◆ **What is asked**
Among the records that follow, set down only the lines from the one containing "Recreate this image" to the one containing "from matplotlib.lines import Line2D", both included, exactly.

· · ·

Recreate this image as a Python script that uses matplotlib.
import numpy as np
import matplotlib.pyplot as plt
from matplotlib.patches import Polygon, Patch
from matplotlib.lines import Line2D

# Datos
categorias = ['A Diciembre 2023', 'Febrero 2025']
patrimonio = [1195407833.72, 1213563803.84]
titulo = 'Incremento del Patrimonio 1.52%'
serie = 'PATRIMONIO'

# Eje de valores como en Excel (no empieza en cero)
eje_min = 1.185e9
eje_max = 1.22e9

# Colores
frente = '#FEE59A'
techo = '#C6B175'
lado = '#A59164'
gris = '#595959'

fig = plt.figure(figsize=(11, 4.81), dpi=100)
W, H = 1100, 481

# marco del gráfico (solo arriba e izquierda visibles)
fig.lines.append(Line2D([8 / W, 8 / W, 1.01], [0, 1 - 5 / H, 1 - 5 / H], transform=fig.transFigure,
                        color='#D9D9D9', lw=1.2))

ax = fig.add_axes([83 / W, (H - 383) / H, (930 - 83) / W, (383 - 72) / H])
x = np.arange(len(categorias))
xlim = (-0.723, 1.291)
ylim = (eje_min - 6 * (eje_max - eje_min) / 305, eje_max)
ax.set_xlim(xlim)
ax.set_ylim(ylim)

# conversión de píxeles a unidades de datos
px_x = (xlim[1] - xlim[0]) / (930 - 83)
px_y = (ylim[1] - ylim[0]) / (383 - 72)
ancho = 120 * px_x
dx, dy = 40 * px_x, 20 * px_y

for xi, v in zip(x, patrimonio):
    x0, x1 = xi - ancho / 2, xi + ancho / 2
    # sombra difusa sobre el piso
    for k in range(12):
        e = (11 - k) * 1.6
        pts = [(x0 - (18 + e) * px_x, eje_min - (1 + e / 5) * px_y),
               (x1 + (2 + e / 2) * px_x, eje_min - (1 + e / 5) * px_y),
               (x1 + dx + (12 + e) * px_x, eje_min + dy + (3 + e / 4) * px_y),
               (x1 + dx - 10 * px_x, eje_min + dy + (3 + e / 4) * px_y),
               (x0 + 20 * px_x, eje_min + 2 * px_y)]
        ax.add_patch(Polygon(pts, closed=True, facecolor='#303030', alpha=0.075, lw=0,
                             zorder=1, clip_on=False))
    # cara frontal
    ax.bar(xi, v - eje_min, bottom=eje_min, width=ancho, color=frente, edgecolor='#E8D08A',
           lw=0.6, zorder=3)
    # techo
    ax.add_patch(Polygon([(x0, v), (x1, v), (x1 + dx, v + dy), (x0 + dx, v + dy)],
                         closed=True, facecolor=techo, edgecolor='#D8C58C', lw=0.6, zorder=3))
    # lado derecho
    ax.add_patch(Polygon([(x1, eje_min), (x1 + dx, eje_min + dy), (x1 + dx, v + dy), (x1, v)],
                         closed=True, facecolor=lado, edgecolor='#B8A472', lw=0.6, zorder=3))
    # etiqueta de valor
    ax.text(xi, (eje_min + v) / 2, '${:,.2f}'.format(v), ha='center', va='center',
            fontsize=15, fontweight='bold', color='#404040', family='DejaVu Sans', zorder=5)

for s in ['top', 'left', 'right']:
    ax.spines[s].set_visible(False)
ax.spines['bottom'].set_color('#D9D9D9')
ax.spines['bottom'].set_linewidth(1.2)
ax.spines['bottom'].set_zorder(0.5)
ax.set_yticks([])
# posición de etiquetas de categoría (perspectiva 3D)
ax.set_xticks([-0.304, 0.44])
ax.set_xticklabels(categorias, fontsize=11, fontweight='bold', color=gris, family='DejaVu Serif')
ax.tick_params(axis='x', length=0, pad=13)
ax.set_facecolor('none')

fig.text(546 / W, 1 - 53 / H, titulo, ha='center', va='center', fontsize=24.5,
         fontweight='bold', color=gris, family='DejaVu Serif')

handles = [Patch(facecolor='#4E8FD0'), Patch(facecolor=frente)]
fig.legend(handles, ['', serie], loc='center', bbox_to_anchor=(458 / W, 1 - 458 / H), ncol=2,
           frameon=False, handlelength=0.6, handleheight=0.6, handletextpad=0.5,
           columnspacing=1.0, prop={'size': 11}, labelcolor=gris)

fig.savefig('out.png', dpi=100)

· · ·

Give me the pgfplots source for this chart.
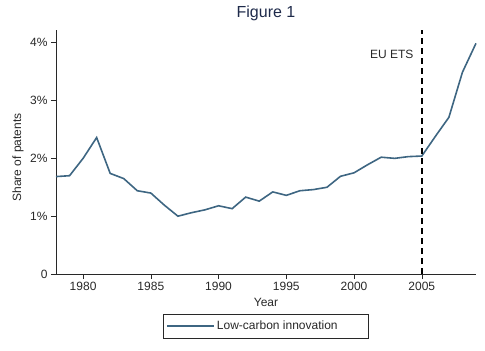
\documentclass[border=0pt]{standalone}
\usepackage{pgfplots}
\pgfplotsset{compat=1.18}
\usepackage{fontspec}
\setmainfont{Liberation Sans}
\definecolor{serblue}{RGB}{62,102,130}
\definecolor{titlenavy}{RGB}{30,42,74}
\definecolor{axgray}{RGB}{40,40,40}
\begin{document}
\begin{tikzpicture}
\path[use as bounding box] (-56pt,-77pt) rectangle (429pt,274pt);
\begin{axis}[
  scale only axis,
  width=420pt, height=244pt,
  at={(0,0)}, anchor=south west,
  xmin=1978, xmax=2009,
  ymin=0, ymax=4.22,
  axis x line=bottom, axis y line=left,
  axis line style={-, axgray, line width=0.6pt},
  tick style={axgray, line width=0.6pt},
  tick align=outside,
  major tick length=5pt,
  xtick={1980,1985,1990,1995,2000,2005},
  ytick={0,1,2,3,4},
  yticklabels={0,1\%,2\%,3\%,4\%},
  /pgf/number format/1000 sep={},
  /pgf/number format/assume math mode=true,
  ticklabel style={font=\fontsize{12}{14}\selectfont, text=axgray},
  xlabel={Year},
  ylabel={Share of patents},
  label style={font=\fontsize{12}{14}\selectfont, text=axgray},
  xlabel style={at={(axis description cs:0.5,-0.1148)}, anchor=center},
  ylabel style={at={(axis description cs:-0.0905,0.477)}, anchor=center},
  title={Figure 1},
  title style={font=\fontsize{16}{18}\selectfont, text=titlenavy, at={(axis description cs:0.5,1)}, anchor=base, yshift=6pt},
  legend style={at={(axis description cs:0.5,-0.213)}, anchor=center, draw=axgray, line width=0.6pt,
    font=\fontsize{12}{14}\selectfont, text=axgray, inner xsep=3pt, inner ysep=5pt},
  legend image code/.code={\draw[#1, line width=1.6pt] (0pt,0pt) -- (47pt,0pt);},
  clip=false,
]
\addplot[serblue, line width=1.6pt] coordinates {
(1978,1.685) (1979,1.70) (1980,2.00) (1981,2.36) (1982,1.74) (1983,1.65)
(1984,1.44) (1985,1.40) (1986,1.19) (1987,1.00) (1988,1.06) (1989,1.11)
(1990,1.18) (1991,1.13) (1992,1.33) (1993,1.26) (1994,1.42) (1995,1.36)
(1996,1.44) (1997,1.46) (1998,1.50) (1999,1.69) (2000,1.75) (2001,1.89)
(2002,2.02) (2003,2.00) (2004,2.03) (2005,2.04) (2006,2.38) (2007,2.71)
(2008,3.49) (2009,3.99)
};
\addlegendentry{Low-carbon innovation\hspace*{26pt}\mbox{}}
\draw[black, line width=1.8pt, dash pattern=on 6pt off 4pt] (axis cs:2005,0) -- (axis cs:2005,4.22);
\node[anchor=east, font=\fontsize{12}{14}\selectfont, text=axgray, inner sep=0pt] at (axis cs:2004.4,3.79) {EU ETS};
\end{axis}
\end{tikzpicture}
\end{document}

· · ·

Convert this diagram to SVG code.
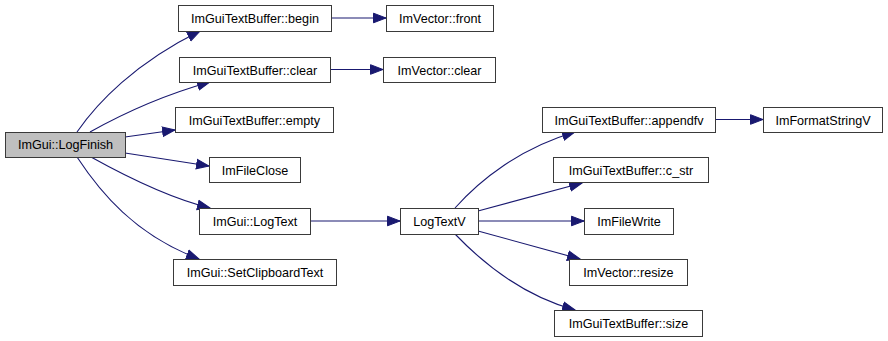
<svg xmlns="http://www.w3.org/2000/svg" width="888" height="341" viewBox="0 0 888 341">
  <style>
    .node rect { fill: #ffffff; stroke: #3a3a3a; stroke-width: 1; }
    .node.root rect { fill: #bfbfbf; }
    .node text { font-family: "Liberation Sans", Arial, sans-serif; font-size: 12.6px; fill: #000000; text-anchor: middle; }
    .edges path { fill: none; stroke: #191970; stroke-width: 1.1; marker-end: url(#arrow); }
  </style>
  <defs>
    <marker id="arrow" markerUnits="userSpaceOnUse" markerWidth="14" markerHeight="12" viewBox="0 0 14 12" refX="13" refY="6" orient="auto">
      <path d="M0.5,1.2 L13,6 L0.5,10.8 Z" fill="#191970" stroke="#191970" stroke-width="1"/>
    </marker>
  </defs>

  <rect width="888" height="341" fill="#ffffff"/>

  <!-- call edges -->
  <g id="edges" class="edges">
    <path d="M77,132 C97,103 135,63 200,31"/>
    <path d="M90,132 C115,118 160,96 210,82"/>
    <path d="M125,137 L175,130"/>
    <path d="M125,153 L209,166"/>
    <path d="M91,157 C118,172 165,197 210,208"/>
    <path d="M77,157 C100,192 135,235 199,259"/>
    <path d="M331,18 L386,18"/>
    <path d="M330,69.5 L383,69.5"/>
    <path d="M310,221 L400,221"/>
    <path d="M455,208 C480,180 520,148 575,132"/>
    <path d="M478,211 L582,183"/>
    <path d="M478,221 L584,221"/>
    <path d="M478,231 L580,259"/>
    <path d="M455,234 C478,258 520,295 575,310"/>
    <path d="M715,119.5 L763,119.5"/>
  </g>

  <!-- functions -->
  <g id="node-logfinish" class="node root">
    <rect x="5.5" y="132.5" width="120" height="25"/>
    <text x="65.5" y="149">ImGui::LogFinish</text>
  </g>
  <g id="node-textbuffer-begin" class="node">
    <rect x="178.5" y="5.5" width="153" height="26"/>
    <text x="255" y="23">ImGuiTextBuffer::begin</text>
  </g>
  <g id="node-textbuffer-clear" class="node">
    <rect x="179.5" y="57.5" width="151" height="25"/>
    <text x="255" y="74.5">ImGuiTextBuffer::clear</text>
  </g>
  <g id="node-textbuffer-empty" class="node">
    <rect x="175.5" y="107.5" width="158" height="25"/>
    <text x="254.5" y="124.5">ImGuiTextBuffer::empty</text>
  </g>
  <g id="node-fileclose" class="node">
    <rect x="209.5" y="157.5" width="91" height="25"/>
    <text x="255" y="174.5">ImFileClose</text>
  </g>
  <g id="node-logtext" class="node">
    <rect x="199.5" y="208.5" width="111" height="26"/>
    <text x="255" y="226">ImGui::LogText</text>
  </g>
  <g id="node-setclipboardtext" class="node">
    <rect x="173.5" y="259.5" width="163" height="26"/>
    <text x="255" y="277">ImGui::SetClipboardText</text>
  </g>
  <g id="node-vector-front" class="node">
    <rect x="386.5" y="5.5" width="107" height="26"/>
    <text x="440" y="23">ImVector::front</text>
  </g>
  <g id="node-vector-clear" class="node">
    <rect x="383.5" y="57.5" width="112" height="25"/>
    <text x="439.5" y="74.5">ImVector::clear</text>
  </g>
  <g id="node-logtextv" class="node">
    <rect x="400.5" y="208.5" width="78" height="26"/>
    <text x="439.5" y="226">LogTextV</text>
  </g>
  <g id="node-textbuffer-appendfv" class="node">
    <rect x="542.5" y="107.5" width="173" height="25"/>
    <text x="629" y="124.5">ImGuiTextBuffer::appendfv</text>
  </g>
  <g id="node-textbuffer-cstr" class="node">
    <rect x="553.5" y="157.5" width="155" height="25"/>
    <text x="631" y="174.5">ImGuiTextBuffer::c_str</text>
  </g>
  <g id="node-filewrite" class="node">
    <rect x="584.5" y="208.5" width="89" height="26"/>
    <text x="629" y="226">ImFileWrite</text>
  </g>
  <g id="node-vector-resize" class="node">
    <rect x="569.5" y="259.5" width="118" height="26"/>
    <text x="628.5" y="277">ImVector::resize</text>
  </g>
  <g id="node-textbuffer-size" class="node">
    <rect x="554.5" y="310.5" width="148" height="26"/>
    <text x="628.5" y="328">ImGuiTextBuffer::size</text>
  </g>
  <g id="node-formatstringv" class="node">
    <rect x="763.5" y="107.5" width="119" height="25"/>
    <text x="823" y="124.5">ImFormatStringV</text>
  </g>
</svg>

· · ·

◆ **The reply**
Recreate this image as a Python script that uses matplotlib.
import numpy as np
import matplotlib.pyplot as plt
from matplotlib.patches import Polygon, Patch
from matplotlib.lines import Line2D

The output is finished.